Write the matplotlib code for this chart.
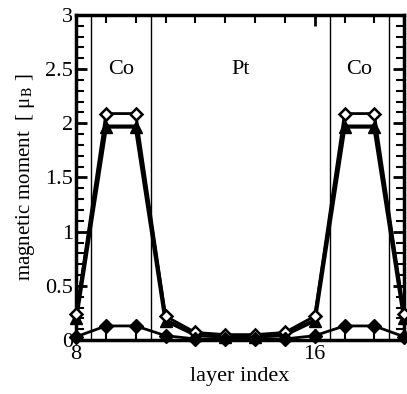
import numpy as np
import matplotlib
matplotlib.use("Agg")
import matplotlib.pyplot as plt
from matplotlib.ticker import MultipleLocator

layer = [8, 9, 10, 11, 12, 13, 14, 15, 16, 17, 18, 19]
m_open = [0.24, 2.09, 2.09, 0.22, 0.07, 0.05, 0.05, 0.07, 0.22, 2.09, 2.09, 0.24]
m_tri = [0.20, 1.97, 1.97, 0.18, 0.05, 0.03, 0.03, 0.05, 0.18, 1.97, 1.97, 0.20]
m_fill = [0.03, 0.13, 0.13, 0.04, 0.01, 0.01, 0.01, 0.01, 0.04, 0.13, 0.13, 0.03]

boundaries = [8.5, 10.5, 16.5, 18.5]
regions = [(9.5, "Co"), (13.5, "Pt"), (17.5, "Co")]
yticks = [0, 0.5, 1, 1.5, 2, 2.5, 3]
ylabels = ['0', '0.5', '1', '1.5', '2', '2.5', '3']

plt.rcParams['font.family'] = ['Liberation Serif', 'DejaVu Serif']
plt.rcParams['mathtext.fontset'] = 'stix'

fig = plt.figure(figsize=(4.07, 3.94), dpi=100)
ax = fig.add_axes([0.187, 0.137, 0.806, 0.825])

for b in boundaries:
    ax.axvline(b, color='black', lw=1.0, zorder=1)

ax.plot(layer, m_tri, color='black', lw=3, marker='^', ms=8, zorder=3, clip_on=False)
ax.plot(layer, m_open, color='black', lw=2, marker='D', ms=6, mfc='white', mec='black', mew=1.8, zorder=4, clip_on=False)
ax.plot(layer, m_fill, color='black', lw=2, marker='D', ms=7, zorder=5, clip_on=False)

for xp, name in regions:
    ax.text(xp, 2.5, name, ha='center', va='center', fontsize=16)

ax.set_xlim(8, 19)
ax.set_ylim(0, 3)
ax.set_xticks([8, 16])
ax.xaxis.set_minor_locator(MultipleLocator(1))
ax.set_yticks(yticks)
ax.set_yticklabels(ylabels)
ax.yaxis.set_minor_locator(MultipleLocator(0.1))
ax.tick_params(which='both', direction='in', top=True, right=True, labelsize=16)
ax.tick_params(axis='y', pad=2)
ax.tick_params(which='major', length=8, width=2)
ax.tick_params(which='minor', length=6, width=1.5)
for s in ax.spines.values():
    s.set_linewidth(2.5)

ax.set_xlabel('layer index', fontsize=16, labelpad=2)
ax.set_ylabel('magnetic moment  [ μ$_\\mathrm{B}$ ]', fontsize=15, labelpad=6)

fig.savefig('out.png', dpi=100)
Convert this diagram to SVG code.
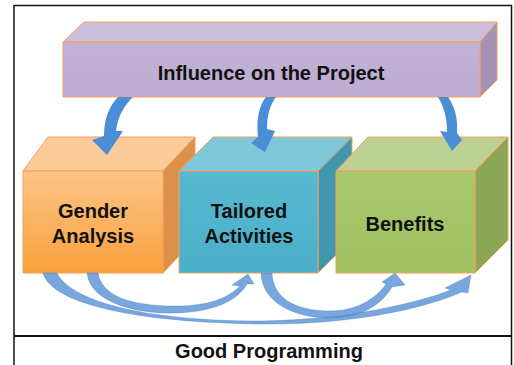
<svg xmlns="http://www.w3.org/2000/svg" width="514" height="365" viewBox="0 0 514 365">
  <defs>
    <style>
      .face { stroke: #F4A05A; stroke-width: 1; stroke-linejoin: round; }
      .lbl { font-family: "Liberation Sans", Arial, sans-serif; font-weight: bold; fill: #111; text-anchor: middle; }
      .arrTop { fill: #4A8FD6; }
      .arrBot { fill: #5B93D6; fill-opacity: 0.82; stroke: #3F7FC8; stroke-width: 0.6; stroke-opacity: 0.6; }
    </style>
    <linearGradient id="gOrange" x1="0" y1="0" x2="0" y2="1">
      <stop offset="0" stop-color="#FDC587"/>
      <stop offset="1" stop-color="#F9A03C"/>
    </linearGradient>
    <linearGradient id="gBlue" x1="0" y1="0" x2="0" y2="1">
      <stop offset="0" stop-color="#58B8D0"/>
      <stop offset="1" stop-color="#4BAFCA"/>
    </linearGradient>
    <linearGradient id="gGreen" x1="0" y1="0" x2="0" y2="1">
      <stop offset="0" stop-color="#A9C76D"/>
      <stop offset="1" stop-color="#A1C062"/>
    </linearGradient>
    <linearGradient id="gPurple" x1="0" y1="0" x2="0" y2="1">
      <stop offset="0" stop-color="#C2B3D6"/>
      <stop offset="1" stop-color="#BCABD0"/>
    </linearGradient>
  </defs>

  <rect x="0" y="0" width="514" height="365" fill="#FFFFFF"/>

  <g id="frame" fill="none" stroke="#111" stroke-width="1.5">
    <path d="M14,365 V5.5 H511.5 V365"/>
    <line x1="14" y1="336" x2="511.5" y2="336" stroke-width="2"/>
  </g>

  <g id="node-influence">
    <polygon class="face" points="63,42 84,22 497,22 480,42" fill="#CBBFDC"/>
    <polygon class="face" points="480,42 497,22 497,80 480,97" fill="#A394B6"/>
    <rect class="face" x="63" y="42" width="417" height="55" fill="url(#gPurple)"/>
    <text class="lbl" x="271" y="80" font-size="20">Influence on the Project</text>
  </g>

  <g id="node-gender">
    <polygon class="face" points="23,171 48,137 195,137 163,171" fill="#FCCB9A"/>
    <polygon class="face" points="163,171 195,137 195,239 163,273" fill="#DC914A"/>
    <rect class="face" x="23" y="171" width="140" height="102" fill="url(#gOrange)"/>
    <text class="lbl" x="93" y="218" font-size="20">Gender</text>
    <text class="lbl" x="93" y="243" font-size="20">Analysis</text>
  </g>

  <g id="node-tailored">
    <polygon class="face" points="179,171 213,137 352,137 318,171" fill="#7EC7D9"/>
    <polygon class="face" points="318,171 352,137 352,239 318,273" fill="#4097AE"/>
    <rect class="face" x="179" y="171" width="139" height="102" fill="url(#gBlue)"/>
    <text class="lbl" x="249" y="218" font-size="20">Tailored</text>
    <text class="lbl" x="249" y="243" font-size="20">Activities</text>
  </g>

  <g id="node-benefits">
    <polygon class="face" points="336,171 368,137 508,137 475,171" fill="#BDD194"/>
    <polygon class="face" points="475,171 508,137 508,240 475,273" fill="#8CA658"/>
    <rect class="face" x="336" y="171" width="139" height="102" fill="url(#gGreen)"/>
    <text class="lbl" x="405" y="231" font-size="20">Benefits</text>
  </g>

  <g id="connectors">
    <path class="arrTop" d="M118,97 L133,97 C125,105 118,115 116,131 L123,131 L107,155 L92,140 L104,136 C104,118 110,105 118,97 Z"/>
    <path class="arrTop" d="M266,97 L276,97 C270,105 267,115 267,129 L275,131 L265,152 L251,143 L258,137 C256,120 259,106 266,97 Z"/>
    <path class="arrTop" d="M438,97 L448,97 C455,107 458,119 457,133 L462,140 L452,151 L440,131 L447,132 C447,118 444,107 438,97 Z"/>
    <path class="arrBot" d="M43,273 C50,300 120,322 260,324 C360,325 430,306 462,292 L468,293 L471,275 L445,288 L451,290 C420,302 350,320 260,321 C140,321 70,300 57,273 Z"/>
    <path class="arrBot" d="M87,273 C90,302 135,314 175,313 C215,312 238,300 247,284 L254,284 L248,274 L232,285 L240,286 C228,298 210,306 175,306 C130,306 102,296 98,273 Z"/>
    <path class="arrBot" d="M261,273 C262,303 295,318 330,318 C362,318 382,304 392,287 L405,285 L395,273 L382,282 L386,284 C375,300 355,311 330,311 C295,311 273,298 272,273 Z"/>
  </g>

  <text id="footer" class="lbl" x="269" y="358" font-size="20">Good Programming</text>
</svg>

::::

AIM OF THE TASK:
Repeat exactly and only the lines from the start of the data above through the line that holds "ax.text(xp, 2.5, name, ha='center', va='center', fontsize=16)", inclusive. Pictures do not belong in the copy.

FULL RESPONSE:
Write the matplotlib code for this chart.
import numpy as np
import matplotlib
matplotlib.use("Agg")
import matplotlib.pyplot as plt
from matplotlib.ticker import MultipleLocator

layer = [8, 9, 10, 11, 12, 13, 14, 15, 16, 17, 18, 19]
m_open = [0.24, 2.09, 2.09, 0.22, 0.07, 0.05, 0.05, 0.07, 0.22, 2.09, 2.09, 0.24]
m_tri = [0.20, 1.97, 1.97, 0.18, 0.05, 0.03, 0.03, 0.05, 0.18, 1.97, 1.97, 0.20]
m_fill = [0.03, 0.13, 0.13, 0.04, 0.01, 0.01, 0.01, 0.01, 0.04, 0.13, 0.13, 0.03]

boundaries = [8.5, 10.5, 16.5, 18.5]
regions = [(9.5, "Co"), (13.5, "Pt"), (17.5, "Co")]
yticks = [0, 0.5, 1, 1.5, 2, 2.5, 3]
ylabels = ['0', '0.5', '1', '1.5', '2', '2.5', '3']

plt.rcParams['font.family'] = ['Liberation Serif', 'DejaVu Serif']
plt.rcParams['mathtext.fontset'] = 'stix'

fig = plt.figure(figsize=(4.07, 3.94), dpi=100)
ax = fig.add_axes([0.187, 0.137, 0.806, 0.825])

for b in boundaries:
    ax.axvline(b, color='black', lw=1.0, zorder=1)

ax.plot(layer, m_tri, color='black', lw=3, marker='^', ms=8, zorder=3, clip_on=False)
ax.plot(layer, m_open, color='black', lw=2, marker='D', ms=6, mfc='white', mec='black', mew=1.8, zorder=4, clip_on=False)
ax.plot(layer, m_fill, color='black', lw=2, marker='D', ms=7, zorder=5, clip_on=False)

for xp, name in regions:
    ax.text(xp, 2.5, name, ha='center', va='center', fontsize=16)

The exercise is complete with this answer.